CHALLENGE - In the lines below, output everything from the first line through the line containing "const y = d3.scaleLinear().domain([0,6016]).range([358,60]);" exactly as it is. Pictures are not part of the output.

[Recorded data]
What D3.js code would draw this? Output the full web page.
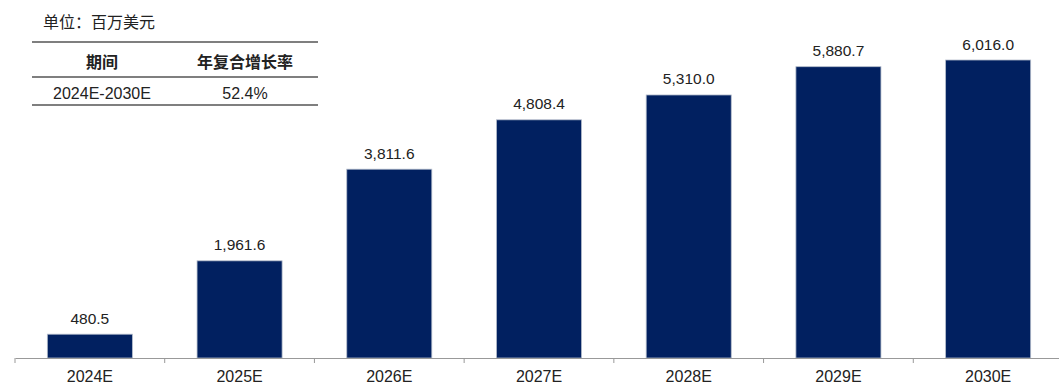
<!DOCTYPE html>
<html><head><meta charset="utf-8">
<script src="https://cdn.jsdelivr.net/npm/d3@7"></script>
<style>body{margin:0;background:#fff}svg{display:block;font-family:"Liberation Sans",Arial,"Noto Sans CJK SC",sans-serif}</style>
</head><body><svg id="c" width="1059" height="385"></svg>
<script>
const categories = ["2024E","2025E","2026E","2027E","2028E","2029E","2030E"];
const values = [480.5,1961.6,3811.6,4808.4,5310.0,5880.7,6016.0];
const unitLabel = "单位：百万美元";
const tableHeader = ["期间","年复合增长率"];
const tableRow = ["2024E-2030E","52.4%"];

const svg = d3.select("#c");
const x = d3.scaleBand().domain(categories).range([15,1063]).paddingInner(0.432).paddingOuter(0.216);
const y = d3.scaleLinear().domain([0,6016]).range([358,60]);

svg.selectAll("rect.bar").data(values).enter().append("rect")
  .attr("class","bar")
  .attr("x",(d,i)=>x(categories[i]))
  .attr("width",x.bandwidth())
  .attr("y",d=>y(d))
  .attr("height",d=>y(0)-y(d))
  .attr("fill","#012060")
  .attr("stroke","#b4bccb").attr("stroke-width",0.8);

svg.selectAll("text.val").data(values).enter().append("text")
  .attr("class","val")
  .attr("x",(d,i)=>x(categories[i])+x.bandwidth()/2)
  .attr("y",d=>y(d)-10.5)
  .attr("text-anchor","middle").attr("font-size",15.5).attr("fill","#222")
  .text(d=>d3.format(",.1f")(d));

// axis
const xStep = d3.scaleBand().domain(categories).range([15,1063]);
const ax = svg.append("g").attr("transform","translate(0,358)")
  .call(d3.axisBottom(xStep).tickSize(0).tickPadding(0));
ax.select(".domain").attr("stroke","#999").attr("stroke-width",1.2);
ax.selectAll("text").attr("font-size",16).attr("fill","#222").attr("dy",null).attr("y",23.5)
  .attr("font-family","Liberation Sans, Arial, sans-serif");
const tickPos = categories.map(c=>xStep(c));
svg.selectAll("line.tk").data(tickPos).enter().append("line")
  .attr("x1",d=>d).attr("x2",d=>d).attr("y1",358).attr("y2",363)
  .attr("stroke","#999").attr("stroke-width",1);

// table
svg.append("text").attr("x",43).attr("y",28).attr("font-size",16).attr("fill","#222")
  .attr("font-family","Noto Sans CJK SC, sans-serif").text(unitLabel);
[42,77,105].forEach(yy=>svg.append("line").attr("x1",32).attr("x2",318).attr("y1",yy).attr("y2",yy)
  .attr("stroke","#555").attr("stroke-width",1.5));
const cols=[102,245];
tableHeader.forEach((t,i)=>svg.append("text").attr("x",cols[i]).attr("y",68).attr("text-anchor","middle")
  .attr("font-size",16).attr("font-weight","bold").attr("fill","#222")
  .attr("font-family","Noto Sans CJK SC, sans-serif").text(t));
tableRow.forEach((t,i)=>svg.append("text").attr("x",cols[i]).attr("y",99).attr("text-anchor","middle")
  .attr("font-size",16).attr("fill","#222").text(t));
</script></body></html>
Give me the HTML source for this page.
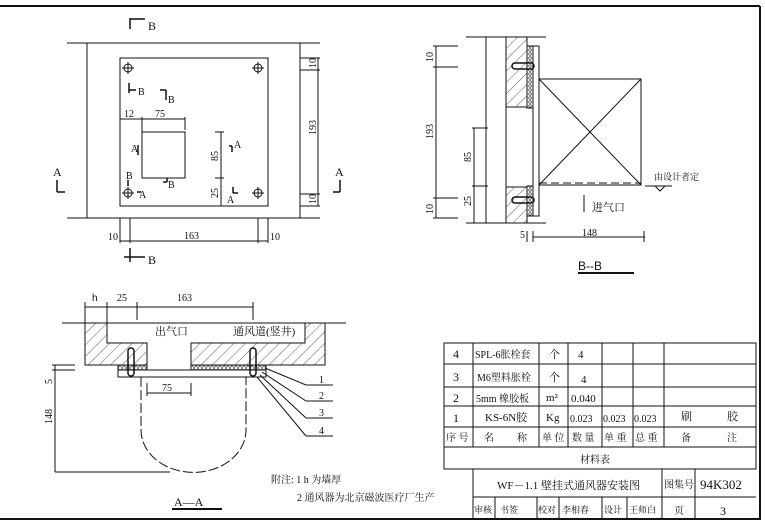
<!DOCTYPE html>
<html><head><meta charset="utf-8"><style>
html,body{margin:0;padding:0;background:#fff;}
svg{display:block;}
text{font-family:"Liberation Serif","Noto Serif CJK SC",serif;fill:#111;}
.c{font-family:"Liberation Sans","Noto Sans CJK SC",sans-serif;}
</style></head><body>
<svg width="765" height="525" viewBox="0 0 765 525" xmlns="http://www.w3.org/2000/svg">
<defs>
<pattern id="h" width="8" height="8" patternUnits="userSpaceOnUse" patternTransform="rotate(45)">
<rect width="8" height="8" fill="#fff"/><line x1="0" y1="0" x2="0" y2="8" stroke="#333" stroke-width="0.8"/></pattern>
<pattern id="r" width="4" height="4" patternUnits="userSpaceOnUse">
<rect width="4" height="4" fill="#fff"/><circle cx="2" cy="2" r="1.3" fill="none" stroke="#222" stroke-width="0.7"/></pattern>
</defs>
<g stroke="#111" fill="none" stroke-width="1">
<!-- border -->
<line x1="0" y1="6" x2="760" y2="6" stroke-width="2"/>
<line x1="760" y1="6" x2="760" y2="520" stroke-width="2"/>
<line x1="0" y1="519" x2="760" y2="519" stroke-width="2"/>

<!-- plan view -->
<line x1="67" y1="43" x2="320" y2="43"/>
<line x1="67" y1="218" x2="320" y2="218"/>
<line x1="87" y1="43" x2="87" y2="218"/>
<line x1="300" y1="43" x2="300" y2="218"/>
<rect x="120" y="58" width="148" height="148"/>
<rect x="142" y="132" width="43" height="46"/>
<g>
<circle cx="128" cy="68" r="4"/><line x1="122" y1="68" x2="134" y2="68"/><line x1="128" y1="62" x2="128" y2="74"/>
<circle cx="258" cy="68" r="4"/><line x1="252" y1="68" x2="264" y2="68"/><line x1="258" y1="62" x2="258" y2="74"/>
<circle cx="128" cy="193" r="4"/><line x1="122" y1="193" x2="134" y2="193"/><line x1="128" y1="187" x2="128" y2="199"/>
<circle cx="258" cy="193" r="4"/><line x1="252" y1="193" x2="264" y2="193"/><line x1="258" y1="187" x2="258" y2="199"/>
</g>
<!-- plan dims -->
<line x1="120" y1="119" x2="185" y2="119"/><line x1="142" y1="117" x2="142" y2="132"/><line x1="185" y1="117" x2="185" y2="130"/>
<line x1="221" y1="132" x2="221" y2="206"/><line x1="215" y1="132" x2="224" y2="132"/><line x1="215" y1="178" x2="224" y2="178"/>
<line x1="318" y1="58" x2="318" y2="206"/><line x1="300" y1="58" x2="320" y2="58"/><line x1="300" y1="70" x2="320" y2="70"/><line x1="300" y1="194" x2="320" y2="194"/><line x1="300" y1="206" x2="320" y2="206"/>
<line x1="120" y1="241" x2="268" y2="241"/><line x1="120" y1="218" x2="120" y2="243"/><line x1="130" y1="218" x2="130" y2="243"/><line x1="258" y1="218" x2="258" y2="243"/><line x1="268" y1="218" x2="268" y2="243"/>
<!-- section marks -->
<g stroke-width="1.5">
<line x1="130" y1="18" x2="130" y2="29"/><line x1="130" y1="19" x2="145" y2="19"/>
<line x1="130" y1="248" x2="130" y2="262"/><line x1="124" y1="257" x2="145" y2="257"/>
<line x1="57" y1="180" x2="57" y2="192"/><line x1="57" y1="192" x2="65" y2="192"/>
<line x1="340" y1="180" x2="340" y2="192"/><line x1="333" y1="192" x2="340" y2="192"/>
<line x1="129" y1="83" x2="129" y2="93"/><line x1="129" y1="90" x2="136" y2="90"/>
<line x1="166" y1="90" x2="166" y2="100"/><line x1="160" y1="90" x2="166" y2="90"/>
<line x1="138" y1="145" x2="138" y2="155"/><line x1="229" y1="146" x2="232" y2="146"/><line x1="232" y1="146" x2="232" y2="152"/>
<line x1="167" y1="178" x2="167" y2="182"/><line x1="163" y1="182" x2="167" y2="182"/>
<line x1="128" y1="180" x2="128" y2="186"/><line x1="137" y1="192" x2="141" y2="192"/>
<line x1="233" y1="187" x2="233" y2="193"/><line x1="233" y1="193" x2="238" y2="193"/>
</g>

<!-- B-B -->
<line x1="466" y1="37" x2="546" y2="37"/>
<line x1="466" y1="223" x2="546" y2="223"/>
<line x1="486" y1="37" x2="486" y2="223"/>
<rect x="506" y="37" width="21" height="70" fill="url(#h)"/>
<rect x="506" y="187" width="21" height="36" fill="url(#h)"/>
<line x1="506" y1="107" x2="506" y2="187"/>
<rect x="527" y="46" width="6" height="62" fill="url(#r)"/>
<rect x="527" y="186" width="6" height="30" fill="url(#r)"/>
<rect x="533" y="46" width="6" height="170"/>
<rect x="539" y="79" width="102" height="106"/>
<line x1="539" y1="79" x2="641" y2="185"/><line x1="641" y1="79" x2="539" y2="185"/>
<line x1="539" y1="183" x2="641" y2="183" stroke-dasharray="8,4"/>
<g stroke-width="1.5"><rect x="512" y="63" width="22" height="6" rx="3"/><rect x="512" y="197" width="22" height="6" rx="3"/></g>
<line x1="645" y1="186" x2="672" y2="186"/><path d="M655 186 L660 191 L665 186"/>
<line x1="584" y1="195" x2="584" y2="212"/>
<!-- BB dims -->
<line x1="436" y1="46" x2="436" y2="218"/>
<line x1="433" y1="46" x2="458" y2="46"/><line x1="433" y1="67" x2="458" y2="67"/><line x1="433" y1="198" x2="458" y2="198"/><line x1="433" y1="218" x2="458" y2="218"/>
<line x1="474" y1="128" x2="474" y2="223"/><line x1="472" y1="128" x2="488" y2="128"/><line x1="472" y1="186" x2="488" y2="186"/>
<line x1="527" y1="231" x2="527" y2="242"/><line x1="533" y1="231" x2="533" y2="242"/><line x1="533" y1="237" x2="645" y2="237"/><line x1="644" y1="231" x2="644" y2="242"/>
<line x1="578" y1="273" x2="634" y2="273" stroke-width="2"/>

<!-- A-A -->
<line x1="62" y1="323" x2="346" y2="323"/>
<path d="M85 323 H107 V343 H147 V365 H85 Z" fill="url(#h)"/>
<path d="M305 323 H325 V365 H191 V343 H305 Z" fill="url(#h)"/>
<rect x="118" y="365" width="29" height="5" fill="url(#r)"/>
<rect x="191" y="365" width="75" height="5" fill="url(#r)"/>
<rect x="118" y="370" width="148" height="7"/>
<path d="M141 377 V430 A52 42 0 0 0 246 430 V377" stroke-dasharray="10,3"/>
<g stroke-width="1.5"><rect x="128" y="348" width="6" height="28" rx="3"/><rect x="250" y="348" width="6" height="28" rx="3"/></g>
<line x1="85" y1="307" x2="253" y2="307"/><line x1="85" y1="302" x2="85" y2="323"/><line x1="107" y1="302" x2="107" y2="323"/><line x1="137" y1="302" x2="137" y2="320"/><line x1="253" y1="302" x2="253" y2="320"/>
<line x1="147" y1="393" x2="191" y2="393"/><line x1="147" y1="383" x2="147" y2="396"/><line x1="191" y1="383" x2="191" y2="396"/>
<line x1="55" y1="365" x2="55" y2="472"/><line x1="55" y1="472" x2="170" y2="472"/><line x1="52" y1="365" x2="75" y2="365"/><line x1="52" y1="370" x2="75" y2="370"/>
<line x1="265" y1="368" x2="306" y2="385"/><line x1="262" y1="372" x2="306" y2="401"/><line x1="260" y1="375" x2="306" y2="418"/><line x1="257" y1="377" x2="306" y2="436"/>
<line x1="306" y1="385" x2="333" y2="385"/><line x1="306" y1="401" x2="333" y2="401"/><line x1="306" y1="418" x2="333" y2="418"/><line x1="306" y1="436" x2="333" y2="436"/>
<line x1="172" y1="509" x2="222" y2="509" stroke-width="2"/>

<!-- table -->
<rect x="444" y="343" width="312" height="126"/>
<line x1="444" y1="364" x2="756" y2="364"/><line x1="444" y1="387" x2="756" y2="387"/><line x1="444" y1="406" x2="756" y2="406"/><line x1="444" y1="427" x2="756" y2="427"/><line x1="444" y1="447" x2="756" y2="447"/>
<line x1="473" y1="343" x2="473" y2="447"/><line x1="539" y1="343" x2="539" y2="447"/><line x1="568" y1="343" x2="568" y2="447"/><line x1="602" y1="343" x2="602" y2="447"/><line x1="633" y1="343" x2="633" y2="447"/><line x1="664" y1="343" x2="664" y2="447"/>
<line x1="473" y1="469" x2="473" y2="519"/><line x1="473" y1="497" x2="756" y2="497"/>
<line x1="662" y1="469" x2="662" y2="519"/><line x1="695" y1="469" x2="695" y2="519"/>
<line x1="495" y1="497" x2="495" y2="519"/><line x1="537" y1="497" x2="537" y2="519"/><line x1="559" y1="497" x2="559" y2="519"/><line x1="602" y1="497" x2="602" y2="519"/><line x1="627" y1="497" x2="627" y2="519"/>
</g>

<g font-size="12">
<text x="148" y="30">B</text><text x="148" y="264">B</text>
<text x="53" y="176">A</text><text x="335" y="176">A</text>
<text x="138" y="95" font-size="10">B</text><text x="168" y="103" font-size="10">B</text>
<text x="131" y="152" font-size="10">A</text><text x="234" y="148" font-size="10">A</text>
<text x="168" y="188" font-size="10">B</text><text x="126" y="179" font-size="10">B</text><text x="139" y="198" font-size="10">A</text><text x="227" y="203" font-size="10">A</text>
</g>
<g font-size="10">
<text x="124" y="117">12</text><text x="155" y="117">75</text>
<text x="184" y="239">163</text><text x="108" y="240">10</text><text x="270" y="240">10</text>
<text transform="translate(218,161) rotate(-90)">85</text>
<text transform="translate(218,198) rotate(-90)">25</text>
<text transform="translate(316,68) rotate(-90)">10</text>
<text transform="translate(316,135) rotate(-90)">193</text>
<text transform="translate(316,204) rotate(-90)">10</text>
<text transform="translate(433,62) rotate(-90)">10</text>
<text transform="translate(433,139) rotate(-90)">193</text>
<text transform="translate(433,214) rotate(-90)">10</text>
<text transform="translate(471,162) rotate(-90)">85</text>
<text transform="translate(471,206) rotate(-90)">25</text>
<text x="520" y="238">5</text><text x="582" y="236">148</text>
<text x="92" y="301" class="c">h</text><text x="117" y="301">25</text><text x="177" y="301">163</text>
<text x="162" y="391">75</text>
<text transform="translate(52,384) rotate(-90)">5</text>
<text transform="translate(52,424) rotate(-90)">148</text>
<text x="319" y="383">1</text><text x="319" y="399">2</text><text x="319" y="416">3</text><text x="319" y="434">4</text>
</g>
<g class="c" font-size="11">
<text x="592" y="211">进气口</text>
<text x="654" y="180" font-size="9">由设计者定</text>
<text x="155" y="335">出气口</text>
<text x="233" y="335">通风道(竖井)</text>
<text x="271" y="483" font-size="10">附注: 1 h 为墙厚</text>
<text x="297" y="501" font-size="10">2 通风器为北京磁波医疗厂生产</text>
</g>
<text x="578" y="270" font-size="12" class="c">B--B</text>
<text x="174" y="506" font-size="12">A—A</text>

<!-- table text -->
<g font-size="11" class="c">
<text x="453" y="358" font-size="12">4</text><text x="475" y="358" font-size="10">SPL-6胀栓套</text><text x="549" y="358">个</text><text x="578" y="358">4</text>
<text x="453" y="381" font-size="12">3</text><text x="477" y="381" font-size="10">M6塑料胀栓</text><text x="549" y="381">个</text><text x="581" y="383">4</text>
<text x="453" y="402" font-size="12">2</text><text x="476" y="402" font-size="10">5mm 橡胶板</text><text x="546" y="401">m²</text><text x="571" y="402">0.040</text>
<text x="453" y="422" font-size="12">1</text><text x="485" y="421">KS-6N胶</text><text x="546" y="421">Kg</text><text x="570" y="422" font-size="10">0.023</text><text x="603" y="422" font-size="10">0.023</text><text x="634" y="422" font-size="10">0.023</text><text x="681" y="420">刷</text><text x="727" y="420">胶</text>
<text x="446" y="441" font-size="10">序 号</text><text x="484" y="441" font-size="10">名</text><text x="517" y="441" font-size="10">称</text><text x="542" y="441" font-size="10">单 位</text><text x="572" y="441" font-size="10">数 量</text><text x="604" y="441" font-size="10">单 重</text><text x="635" y="441" font-size="10">总 重</text><text x="681" y="441" font-size="10">备</text><text x="727" y="441" font-size="10">注</text>
<text x="580" y="463" font-size="10">材料表</text>
<text x="497" y="489">WF－1.1 壁挂式通风器安装图</text>
<text x="664" y="488" font-size="10">图集号</text><text x="700" y="489" font-size="13">94K302</text>
<text x="474" y="513" font-size="9">审核</text><text x="500" y="513" font-size="9">书签</text><text x="538" y="513" font-size="9">校对</text><text x="562" y="513" font-size="9">李相春</text><text x="604" y="513" font-size="9">设计</text><text x="629" y="513" font-size="9">王师白</text>
<text x="674" y="514" font-size="10">页</text><text x="720" y="515" font-size="12">3</text>
</g>
</svg>
</body></html>
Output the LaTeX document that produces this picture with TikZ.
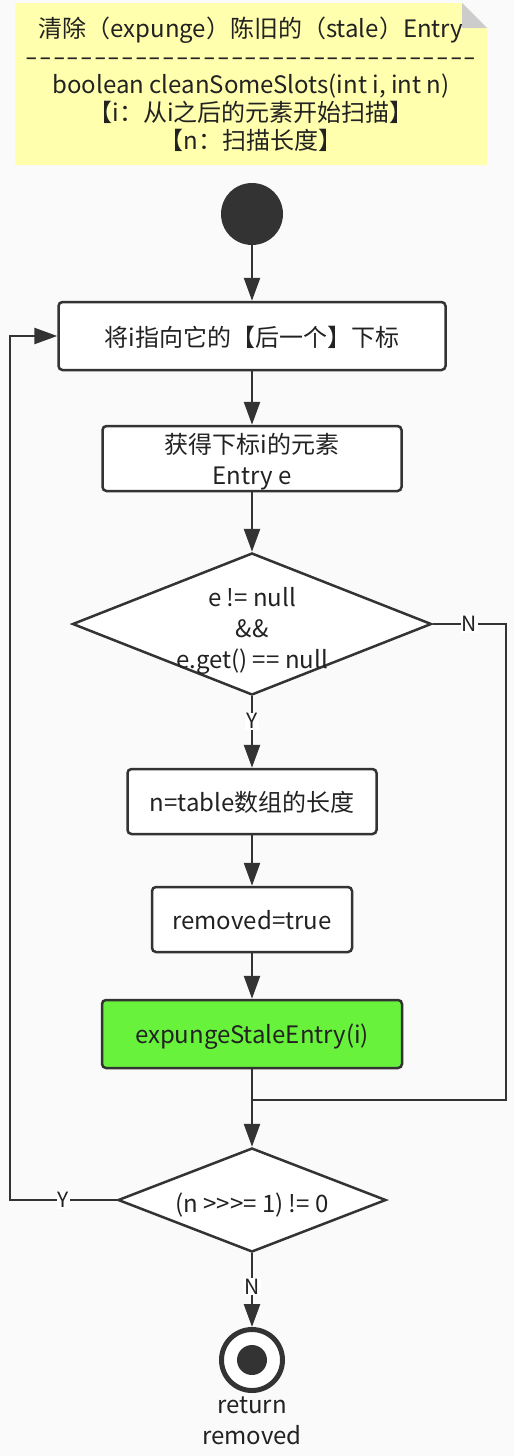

ANSWER FOR THIS EXERCISE -
What D3.js code would draw this? Output the full web page.
<!DOCTYPE html>
<html><head><meta charset="utf-8">
<script src="https://cdn.jsdelivr.net/npm/d3@7"></script>
<style>body{margin:0;background:#fff}svg{display:block;font-family:"Liberation Sans",Arial,"Noto Sans CJK SC",sans-serif}</style>
</head><body><svg id="c" width="1059" height="385"></svg>
<script>
const categories = ["2024E","2025E","2026E","2027E","2028E","2029E","2030E"];
const values = [480.5,1961.6,3811.6,4808.4,5310.0,5880.7,6016.0];
const unitLabel = "单位：百万美元";
const tableHeader = ["期间","年复合增长率"];
const tableRow = ["2024E-2030E","52.4%"];

const svg = d3.select("#c");
const x = d3.scaleBand().domain(categories).range([15,1063]).paddingInner(0.432).paddingOuter(0.216);
const y = d3.scaleLinear().domain([0,6016]).range([358,60]);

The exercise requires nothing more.